_DATA SUPPLIED_.
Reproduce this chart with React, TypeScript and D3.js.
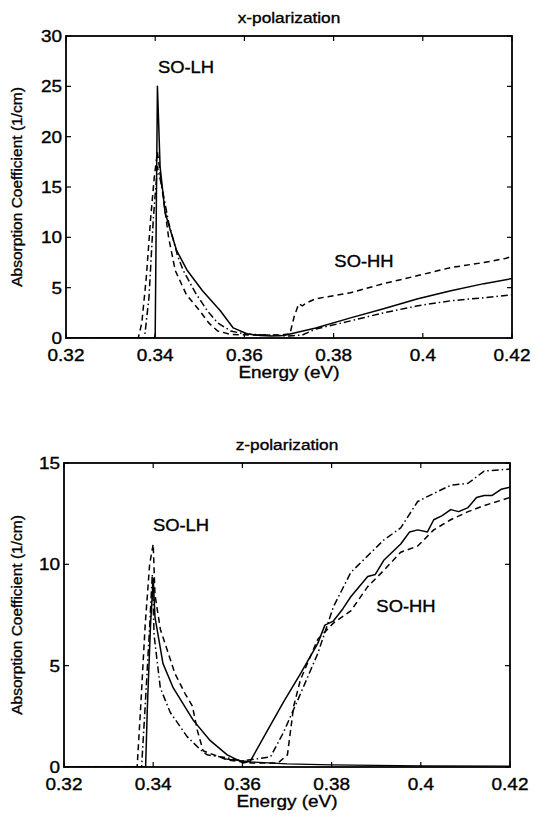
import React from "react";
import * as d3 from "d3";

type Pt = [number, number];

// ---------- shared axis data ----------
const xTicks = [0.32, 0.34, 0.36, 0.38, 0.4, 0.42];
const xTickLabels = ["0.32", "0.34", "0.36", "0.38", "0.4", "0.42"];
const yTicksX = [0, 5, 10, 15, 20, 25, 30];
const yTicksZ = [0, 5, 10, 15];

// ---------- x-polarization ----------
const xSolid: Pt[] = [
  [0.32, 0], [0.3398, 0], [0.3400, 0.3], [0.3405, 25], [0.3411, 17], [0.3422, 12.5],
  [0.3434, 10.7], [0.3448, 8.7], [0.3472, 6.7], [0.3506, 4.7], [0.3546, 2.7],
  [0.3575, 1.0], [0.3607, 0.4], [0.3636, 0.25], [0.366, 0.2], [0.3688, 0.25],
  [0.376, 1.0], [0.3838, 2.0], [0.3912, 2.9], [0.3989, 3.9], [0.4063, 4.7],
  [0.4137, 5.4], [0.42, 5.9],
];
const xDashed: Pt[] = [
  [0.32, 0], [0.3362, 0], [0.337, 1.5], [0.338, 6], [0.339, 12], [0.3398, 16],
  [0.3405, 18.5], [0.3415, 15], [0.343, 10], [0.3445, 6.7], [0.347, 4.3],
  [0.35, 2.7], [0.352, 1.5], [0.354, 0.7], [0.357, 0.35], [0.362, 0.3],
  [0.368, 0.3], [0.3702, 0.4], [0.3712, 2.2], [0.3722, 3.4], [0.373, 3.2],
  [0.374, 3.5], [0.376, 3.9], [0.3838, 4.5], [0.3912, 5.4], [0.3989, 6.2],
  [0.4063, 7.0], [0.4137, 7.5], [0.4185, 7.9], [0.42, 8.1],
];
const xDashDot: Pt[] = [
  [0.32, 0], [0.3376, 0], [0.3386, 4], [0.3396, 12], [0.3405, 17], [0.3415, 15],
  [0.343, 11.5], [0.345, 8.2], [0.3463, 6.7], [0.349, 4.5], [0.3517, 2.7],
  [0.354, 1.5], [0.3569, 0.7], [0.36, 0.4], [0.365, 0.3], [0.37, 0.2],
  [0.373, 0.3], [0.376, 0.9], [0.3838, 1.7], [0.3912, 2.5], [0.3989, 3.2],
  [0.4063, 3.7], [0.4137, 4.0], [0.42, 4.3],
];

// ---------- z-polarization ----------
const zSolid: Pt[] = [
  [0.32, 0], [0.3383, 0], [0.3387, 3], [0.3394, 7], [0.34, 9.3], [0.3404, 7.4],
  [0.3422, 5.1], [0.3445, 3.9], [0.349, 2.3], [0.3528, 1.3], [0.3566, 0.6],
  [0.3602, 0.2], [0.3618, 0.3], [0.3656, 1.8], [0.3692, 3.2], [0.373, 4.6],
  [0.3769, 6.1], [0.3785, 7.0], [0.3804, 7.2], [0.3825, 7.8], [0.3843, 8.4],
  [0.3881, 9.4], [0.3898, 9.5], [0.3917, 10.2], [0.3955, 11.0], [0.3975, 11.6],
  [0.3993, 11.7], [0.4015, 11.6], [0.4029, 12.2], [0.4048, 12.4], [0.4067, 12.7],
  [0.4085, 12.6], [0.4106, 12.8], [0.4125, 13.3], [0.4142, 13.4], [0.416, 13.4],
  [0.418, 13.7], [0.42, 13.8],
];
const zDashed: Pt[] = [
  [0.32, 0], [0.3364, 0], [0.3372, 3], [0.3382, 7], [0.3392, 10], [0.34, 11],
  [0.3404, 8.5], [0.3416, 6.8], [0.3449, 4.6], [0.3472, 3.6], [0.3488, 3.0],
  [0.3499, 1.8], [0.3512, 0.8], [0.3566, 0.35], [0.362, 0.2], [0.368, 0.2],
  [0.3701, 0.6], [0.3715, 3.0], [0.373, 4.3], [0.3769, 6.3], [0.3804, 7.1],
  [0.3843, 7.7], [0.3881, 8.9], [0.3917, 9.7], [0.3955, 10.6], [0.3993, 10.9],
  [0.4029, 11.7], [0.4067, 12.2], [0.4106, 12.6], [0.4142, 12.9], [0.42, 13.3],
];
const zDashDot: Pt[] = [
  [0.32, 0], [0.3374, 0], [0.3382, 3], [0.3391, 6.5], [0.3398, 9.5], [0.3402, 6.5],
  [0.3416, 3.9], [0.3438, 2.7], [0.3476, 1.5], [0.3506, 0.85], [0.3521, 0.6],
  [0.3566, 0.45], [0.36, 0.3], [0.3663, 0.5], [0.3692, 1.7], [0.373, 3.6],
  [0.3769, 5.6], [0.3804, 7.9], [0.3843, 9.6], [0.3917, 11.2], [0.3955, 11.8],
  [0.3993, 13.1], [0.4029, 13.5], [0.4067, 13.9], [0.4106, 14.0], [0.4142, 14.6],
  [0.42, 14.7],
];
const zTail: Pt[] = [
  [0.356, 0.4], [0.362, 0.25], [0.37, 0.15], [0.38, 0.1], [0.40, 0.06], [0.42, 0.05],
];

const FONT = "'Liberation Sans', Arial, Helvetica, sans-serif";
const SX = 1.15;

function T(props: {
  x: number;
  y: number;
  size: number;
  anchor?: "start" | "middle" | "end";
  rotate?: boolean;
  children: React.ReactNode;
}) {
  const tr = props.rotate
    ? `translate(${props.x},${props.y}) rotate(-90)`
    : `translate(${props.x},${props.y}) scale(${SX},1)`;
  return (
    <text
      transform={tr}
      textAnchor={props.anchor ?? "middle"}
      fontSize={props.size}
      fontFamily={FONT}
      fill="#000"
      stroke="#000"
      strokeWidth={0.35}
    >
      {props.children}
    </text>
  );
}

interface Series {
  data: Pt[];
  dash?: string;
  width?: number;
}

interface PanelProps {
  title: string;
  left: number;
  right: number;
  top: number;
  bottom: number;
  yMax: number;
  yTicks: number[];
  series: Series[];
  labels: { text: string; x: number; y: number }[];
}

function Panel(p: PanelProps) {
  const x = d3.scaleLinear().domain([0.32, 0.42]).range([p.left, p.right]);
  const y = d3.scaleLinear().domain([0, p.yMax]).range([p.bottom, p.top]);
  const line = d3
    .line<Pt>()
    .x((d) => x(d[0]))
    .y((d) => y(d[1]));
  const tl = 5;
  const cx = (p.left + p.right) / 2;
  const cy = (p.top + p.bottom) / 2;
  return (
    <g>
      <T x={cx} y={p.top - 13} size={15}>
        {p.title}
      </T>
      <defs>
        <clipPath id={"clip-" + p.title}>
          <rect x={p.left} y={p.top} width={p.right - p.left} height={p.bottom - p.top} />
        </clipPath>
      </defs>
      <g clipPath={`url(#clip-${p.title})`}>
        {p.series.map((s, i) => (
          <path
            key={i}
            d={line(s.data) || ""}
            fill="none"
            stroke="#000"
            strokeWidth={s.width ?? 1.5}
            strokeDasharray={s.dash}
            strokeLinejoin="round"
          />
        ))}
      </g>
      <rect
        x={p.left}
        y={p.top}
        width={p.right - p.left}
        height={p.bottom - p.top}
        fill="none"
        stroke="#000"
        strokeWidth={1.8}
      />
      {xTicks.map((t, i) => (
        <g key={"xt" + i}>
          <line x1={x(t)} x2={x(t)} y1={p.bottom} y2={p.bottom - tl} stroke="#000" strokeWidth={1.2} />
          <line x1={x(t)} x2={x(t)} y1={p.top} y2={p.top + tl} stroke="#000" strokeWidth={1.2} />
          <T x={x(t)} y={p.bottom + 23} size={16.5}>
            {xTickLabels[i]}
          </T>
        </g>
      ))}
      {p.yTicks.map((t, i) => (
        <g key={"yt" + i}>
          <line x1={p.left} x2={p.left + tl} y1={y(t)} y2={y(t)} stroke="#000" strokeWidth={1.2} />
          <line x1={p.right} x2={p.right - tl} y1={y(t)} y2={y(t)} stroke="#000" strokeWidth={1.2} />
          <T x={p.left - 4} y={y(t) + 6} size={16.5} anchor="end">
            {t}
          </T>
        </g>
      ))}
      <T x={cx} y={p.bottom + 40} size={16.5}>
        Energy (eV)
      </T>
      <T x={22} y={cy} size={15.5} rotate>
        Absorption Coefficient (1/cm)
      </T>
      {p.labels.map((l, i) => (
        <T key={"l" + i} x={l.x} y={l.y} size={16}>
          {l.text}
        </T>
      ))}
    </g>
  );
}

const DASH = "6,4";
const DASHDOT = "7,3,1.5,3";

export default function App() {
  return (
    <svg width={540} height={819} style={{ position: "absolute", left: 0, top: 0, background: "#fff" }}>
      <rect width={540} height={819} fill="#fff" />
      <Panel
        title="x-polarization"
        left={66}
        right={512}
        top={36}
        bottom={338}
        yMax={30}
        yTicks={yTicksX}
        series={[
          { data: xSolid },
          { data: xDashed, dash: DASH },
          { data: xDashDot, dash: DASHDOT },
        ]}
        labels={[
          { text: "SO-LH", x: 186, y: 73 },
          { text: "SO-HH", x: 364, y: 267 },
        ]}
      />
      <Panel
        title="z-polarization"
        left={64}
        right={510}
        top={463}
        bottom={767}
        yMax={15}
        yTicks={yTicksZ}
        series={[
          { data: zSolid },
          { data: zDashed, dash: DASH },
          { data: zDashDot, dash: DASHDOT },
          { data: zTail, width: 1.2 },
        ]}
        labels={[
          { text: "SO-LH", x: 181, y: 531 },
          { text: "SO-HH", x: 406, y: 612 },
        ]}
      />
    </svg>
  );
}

...

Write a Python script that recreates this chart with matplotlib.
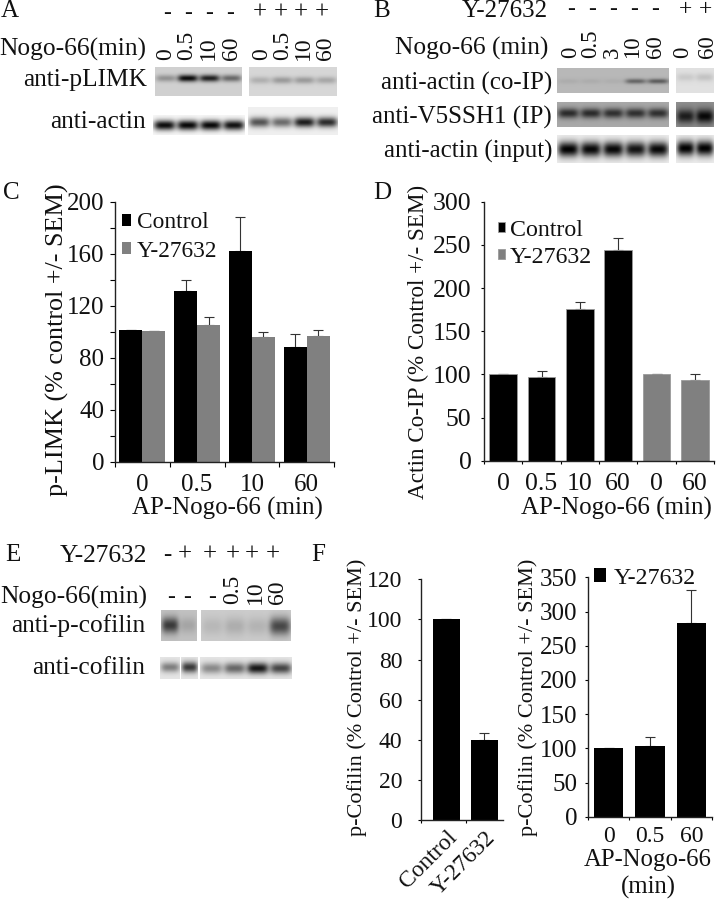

_INSTRUCTIONS FOR THE TASK_.
For the material, find the number of lines holding the word "React" and give that figure and nothing more.

_SOLUTION FOR THIS EXERCISE_.
3